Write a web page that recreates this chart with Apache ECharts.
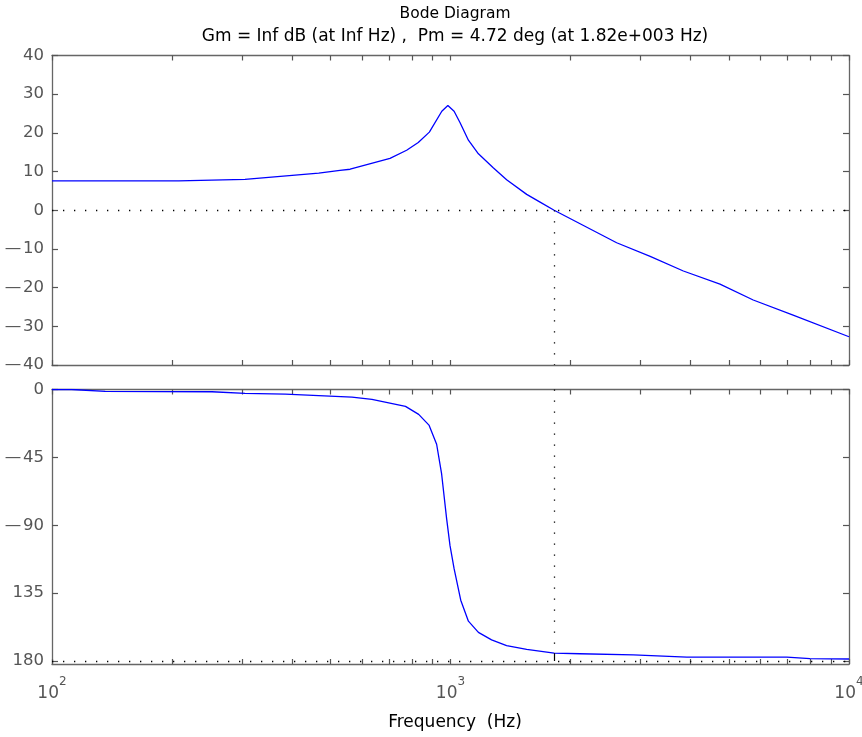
<!DOCTYPE html>
<html>
<head>
<meta charset="utf-8">
<script src="https://cdn.jsdelivr.net/npm/echarts@6/dist/echarts.min.js"></script>
<style>
html,body{margin:0;padding:0;background:#fff;}
#chart{width:862px;height:737px;}
</style>
</head>
<body>
<div id="chart"></div>
<script>
// ---- data ----
const magFreq = [100, 208, 305, 467, 528, 560, 705, 776, 830, 885, 951, 985, 1021, 1057, 1109, 1175, 1280, 1383, 1553, 1678, 1820, 2612, 3170, 3840, 4745, 5750, 7240, 10000];
const magDb   = [7.6, 7.6, 8.0, 9.6, 10.3, 10.6, 13.4, 15.5, 17.5, 20.2, 25.6, 27.1, 25.6, 22.6, 18.1, 14.6, 11.0, 7.9, 4.1, 2.1, 0.0, -8.4, -11.9, -15.7, -19.1, -23.2, -27.1, -32.7];
const phaseFreq = [100, 112, 136, 252, 305, 385, 566, 635, 771, 832, 883, 923, 950, 978, 997, 1021, 1061, 1109, 1175, 1268, 1383, 1553, 1820, 2113, 2876, 3917, 6985, 7980, 10000];
const phaseDeg  = [0, 0, -1.3, -1.5, -2.6, -3.1, -5.0, -6.6, -11.2, -16.5, -23.6, -36.3, -56, -85.8, -103.4, -118.8, -139.7, -153.6, -161, -166, -169.8, -172.3, -174.8, -175.2, -176, -177.4, -177.4, -178.4, -178.7];
const crossFreq = [1820];
const crossPhase = [-174.8];
const dbTicks = [-40, -30, -20, -10, 0, 10, 20, 30, 40];
const phaseTicks = [0, -45, -90, -135, -180];
const phaseTickLabels = ['0', '\u2014\u200a45', '\u2014\u200a90', '135', '180'];
const freqMajor = [100, 1000, 10000];
const freqTicks = [100, 200, 300, 400, 500, 600, 700, 800, 900, 1000, 2000, 3000, 4000, 5000, 6000, 7000, 8000, 9000, 10000];
const titleLines = ['Bode Diagram', 'Gm = Inf dB (at Inf Hz) ,  Pm = 4.72 deg (at 1.82e+003 Hz)'];
const xLabel = 'Frequency  (Hz)';

// ---- chart ----
const FONT = '"DejaVu Sans", "Liberation Sans", Arial, sans-serif';
const AXIS_COLOR = '#666';
const TICK_COLOR = '#555';
const LABEL_COLOR = '#555';
const chart = echarts.init(document.getElementById('chart'), null, {renderer: 'canvas'});

function axisLineStyle() {
  return {show: true, onZero: false, lineStyle: {color: AXIS_COLOR, width: 1.3}};
}
function xAx(grid, pos, withLabels) {
  return {
    type: 'log', logBase: 10, min: 100, max: 10000, gridIndex: grid, position: pos,
    axisLine: axisLineStyle(),
    axisTick: {show: true, inside: true, length: 5, customValues: freqTicks.slice(), lineStyle: {color: TICK_COLOR, width: 1.2}},
    axisLabel: withLabels ? {
      show: true, customValues: freqMajor.slice(), margin: 12,
      formatter: v => '{b|10}{s|' + Math.round(Math.log10(v)) + '}',
      rich: {
        b: {fontFamily: FONT, fontSize: 17, color: LABEL_COLOR},
        s: {fontFamily: FONT, fontSize: 12, color: LABEL_COLOR, padding: [0, 0, 24, 0]}
      }
    } : {show: false},
    splitLine: {show: false},
    minorTick: {show: false}
  };
}
function yAx(grid, pos, min, max, ticks, labels) {
  const a = {
    type: 'value', gridIndex: grid, position: pos, min: min, max: max,
    axisLine: axisLineStyle(),
    axisTick: {show: true, inside: true, length: 6, customValues: ticks.slice(), lineStyle: {color: TICK_COLOR, width: 1.2}},
    axisLabel: labels ? {
      show: true, customValues: ticks.slice(), margin: 8,
      fontFamily: FONT, fontSize: 16.5, color: LABEL_COLOR,
      formatter: labels
    } : {show: false},
    splitLine: {show: false}
  };
  return a;
}

const dotted = {color: '#000', width: 1.3, type: [1.3, 9.7]};

const option = {
  animation: false,
  backgroundColor: '#fff',
  title: [
    {text: titleLines[0], left: 450, top: 1, textAlign: 'center',
     textStyle: {fontFamily: FONT, fontSize: 15.5, fontWeight: 'normal', color: '#000'}},
    {text: titleLines[1], left: 450, top: 23, textAlign: 'center',
     textStyle: {fontFamily: FONT, fontSize: 17, fontWeight: 'normal', color: '#000'}},
    {text: xLabel, left: 450, top: 709, textAlign: 'center',
     textStyle: {fontFamily: FONT, fontSize: 17, fontWeight: 'normal', color: '#000'}}
  ],
  grid: [
    {left: 52, top: 55.5, width: 797, height: 309.5, outerBoundsMode: 'none', containLabel: false},
    {left: 52, top: 389.5, width: 797, height: 274.5, outerBoundsMode: 'none', containLabel: false}
  ],
  xAxis: [
    xAx(0, 'bottom', false), xAx(0, 'top', false),
    xAx(1, 'bottom', true), xAx(1, 'top', false)
  ],
  yAxis: [
    yAx(0, 'left', -40, 40, dbTicks, v => String(v).replace('-', '\u2014\u200a')),
    yAx(0, 'right', -40, 40, dbTicks, null),
    yAx(1, 'left', -182, 0, phaseTicks, v => phaseTickLabels[phaseTicks.indexOf(v)] ?? ''),
    yAx(1, 'right', -182, 0, phaseTicks, null)
  ],
  series: [
    {
      type: 'line', xAxisIndex: 0, yAxisIndex: 0,
      data: magFreq.map((f, i) => [f, magDb[i]]),
      showSymbol: false, symbol: 'none',
      lineStyle: {color: '#0000ff', width: 1.3},
      z: 3,
      markLine: {
        silent: true, symbol: 'none', label: {show: false},
        lineStyle: dotted,
        data: [
          {yAxis: 0},
          [{coord: [crossFreq[0], 0]}, {coord: [crossFreq[0], -40]}]
        ]
      }
    },
    {
      type: 'line', xAxisIndex: 2, yAxisIndex: 2,
      data: phaseFreq.map((f, i) => [f, phaseDeg[i]]),
      showSymbol: false, symbol: 'none',
      lineStyle: {color: '#0000ff', width: 1.3},
      z: 3,
      markLine: {
        silent: true, symbol: 'none', label: {show: false},
        lineStyle: dotted,
        data: [
          {yAxis: -180},
          [{coord: [crossFreq[0], 0]}, {coord: [crossFreq[0], crossPhase[0]]}],
          [{coord: [crossFreq[0], crossPhase[0]], lineStyle: {color: '#000', width: 1.2, type: 'solid'}},
           {coord: [crossFreq[0], -180]}]
        ]
      }
    }
  ]
};
chart.setOption(option);
</script>
</body>
</html>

• **What is required**
Exactly as written, return every line of the listing, but not the pictures.

• **The reply**
Write a web page that recreates this chart with Apache ECharts.
<!DOCTYPE html>
<html>
<head>
<meta charset="utf-8">
<script src="https://cdn.jsdelivr.net/npm/echarts@6/dist/echarts.min.js"></script>
<style>
html,body{margin:0;padding:0;background:#fff;}
#chart{width:862px;height:737px;}
</style>
</head>
<body>
<div id="chart"></div>
<script>
// ---- data ----
const magFreq = [100, 208, 305, 467, 528, 560, 705, 776, 830, 885, 951, 985, 1021, 1057, 1109, 1175, 1280, 1383, 1553, 1678, 1820, 2612, 3170, 3840, 4745, 5750, 7240, 10000];
const magDb   = [7.6, 7.6, 8.0, 9.6, 10.3, 10.6, 13.4, 15.5, 17.5, 20.2, 25.6, 27.1, 25.6, 22.6, 18.1, 14.6, 11.0, 7.9, 4.1, 2.1, 0.0, -8.4, -11.9, -15.7, -19.1, -23.2, -27.1, -32.7];
const phaseFreq = [100, 112, 136, 252, 305, 385, 566, 635, 771, 832, 883, 923, 950, 978, 997, 1021, 1061, 1109, 1175, 1268, 1383, 1553, 1820, 2113, 2876, 3917, 6985, 7980, 10000];
const phaseDeg  = [0, 0, -1.3, -1.5, -2.6, -3.1, -5.0, -6.6, -11.2, -16.5, -23.6, -36.3, -56, -85.8, -103.4, -118.8, -139.7, -153.6, -161, -166, -169.8, -172.3, -174.8, -175.2, -176, -177.4, -177.4, -178.4, -178.7];
const crossFreq = [1820];
const crossPhase = [-174.8];
const dbTicks = [-40, -30, -20, -10, 0, 10, 20, 30, 40];
const phaseTicks = [0, -45, -90, -135, -180];
const phaseTickLabels = ['0', '\u2014\u200a45', '\u2014\u200a90', '135', '180'];
const freqMajor = [100, 1000, 10000];
const freqTicks = [100, 200, 300, 400, 500, 600, 700, 800, 900, 1000, 2000, 3000, 4000, 5000, 6000, 7000, 8000, 9000, 10000];
const titleLines = ['Bode Diagram', 'Gm = Inf dB (at Inf Hz) ,  Pm = 4.72 deg (at 1.82e+003 Hz)'];
const xLabel = 'Frequency  (Hz)';

// ---- chart ----
const FONT = '"DejaVu Sans", "Liberation Sans", Arial, sans-serif';
const AXIS_COLOR = '#666';
const TICK_COLOR = '#555';
const LABEL_COLOR = '#555';
const chart = echarts.init(document.getElementById('chart'), null, {renderer: 'canvas'});

function axisLineStyle() {
  return {show: true, onZero: false, lineStyle: {color: AXIS_COLOR, width: 1.3}};
}
function xAx(grid, pos, withLabels) {
  return {
    type: 'log', logBase: 10, min: 100, max: 10000, gridIndex: grid, position: pos,
    axisLine: axisLineStyle(),
    axisTick: {show: true, inside: true, length: 5, customValues: freqTicks.slice(), lineStyle: {color: TICK_COLOR, width: 1.2}},
    axisLabel: withLabels ? {
      show: true, customValues: freqMajor.slice(), margin: 12,
      formatter: v => '{b|10}{s|' + Math.round(Math.log10(v)) + '}',
      rich: {
        b: {fontFamily: FONT, fontSize: 17, color: LABEL_COLOR},
        s: {fontFamily: FONT, fontSize: 12, color: LABEL_COLOR, padding: [0, 0, 24, 0]}
      }
    } : {show: false},
    splitLine: {show: false},
    minorTick: {show: false}
  };
}
function yAx(grid, pos, min, max, ticks, labels) {
  const a = {
    type: 'value', gridIndex: grid, position: pos, min: min, max: max,
    axisLine: axisLineStyle(),
    axisTick: {show: true, inside: true, length: 6, customValues: ticks.slice(), lineStyle: {color: TICK_COLOR, width: 1.2}},
    axisLabel: labels ? {
      show: true, customValues: ticks.slice(), margin: 8,
      fontFamily: FONT, fontSize: 16.5, color: LABEL_COLOR,
      formatter: labels
    } : {show: false},
    splitLine: {show: false}
  };
  return a;
}

const dotted = {color: '#000', width: 1.3, type: [1.3, 9.7]};

const option = {
  animation: false,
  backgroundColor: '#fff',
  title: [
    {text: titleLines[0], left: 450, top: 1, textAlign: 'center',
     textStyle: {fontFamily: FONT, fontSize: 15.5, fontWeight: 'normal', color: '#000'}},
    {text: titleLines[1], left: 450, top: 23, textAlign: 'center',
     textStyle: {fontFamily: FONT, fontSize: 17, fontWeight: 'normal', color: '#000'}},
    {text: xLabel, left: 450, top: 709, textAlign: 'center',
     textStyle: {fontFamily: FONT, fontSize: 17, fontWeight: 'normal', color: '#000'}}
  ],
  grid: [
    {left: 52, top: 55.5, width: 797, height: 309.5, outerBoundsMode: 'none', containLabel: false},
    {left: 52, top: 389.5, width: 797, height: 274.5, outerBoundsMode: 'none', containLabel: false}
  ],
  xAxis: [
    xAx(0, 'bottom', false), xAx(0, 'top', false),
    xAx(1, 'bottom', true), xAx(1, 'top', false)
  ],
  yAxis: [
    yAx(0, 'left', -40, 40, dbTicks, v => String(v).replace('-', '\u2014\u200a')),
    yAx(0, 'right', -40, 40, dbTicks, null),
    yAx(1, 'left', -182, 0, phaseTicks, v => phaseTickLabels[phaseTicks.indexOf(v)] ?? ''),
    yAx(1, 'right', -182, 0, phaseTicks, null)
  ],
  series: [
    {
      type: 'line', xAxisIndex: 0, yAxisIndex: 0,
      data: magFreq.map((f, i) => [f, magDb[i]]),
      showSymbol: false, symbol: 'none',
      lineStyle: {color: '#0000ff', width: 1.3},
      z: 3,
      markLine: {
        silent: true, symbol: 'none', label: {show: false},
        lineStyle: dotted,
        data: [
          {yAxis: 0},
          [{coord: [crossFreq[0], 0]}, {coord: [crossFreq[0], -40]}]
        ]
      }
    },
    {
      type: 'line', xAxisIndex: 2, yAxisIndex: 2,
      data: phaseFreq.map((f, i) => [f, phaseDeg[i]]),
      showSymbol: false, symbol: 'none',
      lineStyle: {color: '#0000ff', width: 1.3},
      z: 3,
      markLine: {
        silent: true, symbol: 'none', label: {show: false},
        lineStyle: dotted,
        data: [
          {yAxis: -180},
          [{coord: [crossFreq[0], 0]}, {coord: [crossFreq[0], crossPhase[0]]}],
          [{coord: [crossFreq[0], crossPhase[0]], lineStyle: {color: '#000', width: 1.2, type: 'solid'}},
           {coord: [crossFreq[0], -180]}]
        ]
      }
    }
  ]
};
chart.setOption(option);
</script>
</body>
</html>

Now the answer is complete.